- _Required task_
Only the lines from the start of the data through the line with "(ctrl) at (14.30,12.64)" belong in the copy. Restate them word for word, minus the pictures.

- _Data excerpt_
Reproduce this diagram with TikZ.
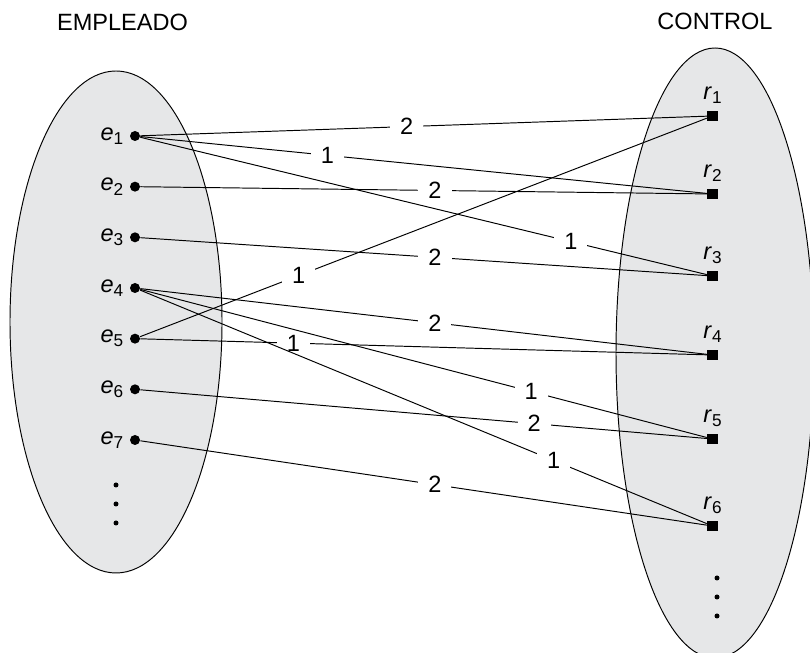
\documentclass[tikz,border=0pt]{standalone}
\usepackage{fontspec}
\setmainfont{Liberation Sans}
\usepackage{tikz}
\usetikzlibrary{positioning}
\usetikzlibrary{shapes,calc}
\definecolor{setgray}{RGB}{230,231,232}
\newcommand{\elem}[2]{\textit{#1}\raisebox{-2.3pt}{\fontsize{9.8pt}{11pt}\selectfont #2}}
\tikzset{emp node/.style={circle,fill=black,minimum size=0.2cm,inner sep=0pt},
  ctrl node/.style={rectangle,fill=black,minimum size=0.21cm,inner sep=0pt},
  weight/.style={fill=white,inner xsep=0.2cm,inner ysep=1pt},}

\begin{document}
\begin{tikzpicture}[node distance=0.794cm,line width=0.55pt,font=\fontsize{13.4pt}{16pt}\selectfont]
    \useasboundingbox (0,0) rectangle (16.2,13.06);
    \clip (0,0) rectangle (16.2,13.06);
    \draw[fill=setgray] (2.32,6.62) ellipse [x radius=2.12cm, y radius=5.02cm];
    \draw[fill=setgray] (14.30,6.00) ellipse [x radius=1.98cm, y radius=6.10cm];

    \node (emp) at (2.45,12.62) {EMPLEADO};
    \node (ctrl) at (14.30,12.64) {CONTROL};

    \node[emp node] (e1) at (2.70,10.34) [label={[label distance=0pt]left:\elem{e}{1}}] {};
    \node[emp node] (e2) [below = of e1, label={[label distance=0pt]left:\elem{e}{2}}] {};
    \node[emp node] (e3) [below = of e2, label={[label distance=0pt]left:\elem{e}{3}}] {};
    \node[emp node] (e4) [below = of e3, label={[label distance=0pt]left:\elem{e}{4}}] {};
    \node[emp node] (e5) [below = of e4, label={[label distance=0pt]left:\elem{e}{5}}] {};
    \node[emp node] (e6) [below = of e5, label={[label distance=0pt]left:\elem{e}{6}}] {};
    \node[emp node] (e7) [below = of e6, label={[label distance=0pt]left:\elem{e}{7}}] {};

    \node[ctrl node] (r1) at (14.25,10.74) [label=above:\elem{r}{1}] {};
    \node[ctrl node] (r2) at (14.25,9.18) [label=above:\elem{r}{2}] {};
    \node[ctrl node] (r3) at (14.25,7.54) [label=above:\elem{r}{3}] {};
    \node[ctrl node] (r4) at (14.25,5.96) [label=above:\elem{r}{4}] {};
    \node[ctrl node] (r5) at (14.25,4.28) [label=above:\elem{r}{5}] {};
    \node[ctrl node] (r6) at (14.25,2.54) [label=above:\elem{r}{6}] {};

    \foreach \y in {3.36,2.98,2.60}
        \fill (2.32,\y) circle (0.05);
    \foreach \y in {1.50,1.12,0.74}
        \fill (14.34,\y) circle (0.05);

    \path[draw]
    (e1) edge node[weight,pos=.47] {2} (r1)
    (e1) edge node[weight,pos=.33] {1} (r2)
    (e1) edge node[weight,pos=.76] {1} (r3)
    (e2) edge node[weight,pos=.52] {2} (r2)
    (e3) edge node[weight,pos=.52] {2} (r3)
    (e5) edge node[weight,pos=.28] {1} (r1)
    (e4) edge node[weight,pos=.52] {2} (r4)
    (e5) edge node[weight,pos=.27] {1} (r4)
    (e4) edge node[weight,pos=.69] {1} (r5)
    (e6) edge node[weight,pos=.695] {2} (r5)
    (e4) edge node[weight,pos=.73] {1} (r6)
    (e7) edge node[weight,pos=.52] {2} (r6);
\end{tikzpicture}
\end{document}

- _Task output_
Reproduce this diagram with TikZ.
\documentclass[tikz,border=0pt]{standalone}
\usepackage{fontspec}
\setmainfont{Liberation Sans}
\usepackage{tikz}
\usetikzlibrary{positioning}
\usetikzlibrary{shapes,calc}
\definecolor{setgray}{RGB}{230,231,232}
\newcommand{\elem}[2]{\textit{#1}\raisebox{-2.3pt}{\fontsize{9.8pt}{11pt}\selectfont #2}}
\tikzset{emp node/.style={circle,fill=black,minimum size=0.2cm,inner sep=0pt},
  ctrl node/.style={rectangle,fill=black,minimum size=0.21cm,inner sep=0pt},
  weight/.style={fill=white,inner xsep=0.2cm,inner ysep=1pt},}

\begin{document}
\begin{tikzpicture}[node distance=0.794cm,line width=0.55pt,font=\fontsize{13.4pt}{16pt}\selectfont]
    \useasboundingbox (0,0) rectangle (16.2,13.06);
    \clip (0,0) rectangle (16.2,13.06);
    \draw[fill=setgray] (2.32,6.62) ellipse [x radius=2.12cm, y radius=5.02cm];
    \draw[fill=setgray] (14.30,6.00) ellipse [x radius=1.98cm, y radius=6.10cm];

    \node (emp) at (2.45,12.62) {EMPLEADO};
    \node (ctrl) at (14.30,12.64) {CONTROL};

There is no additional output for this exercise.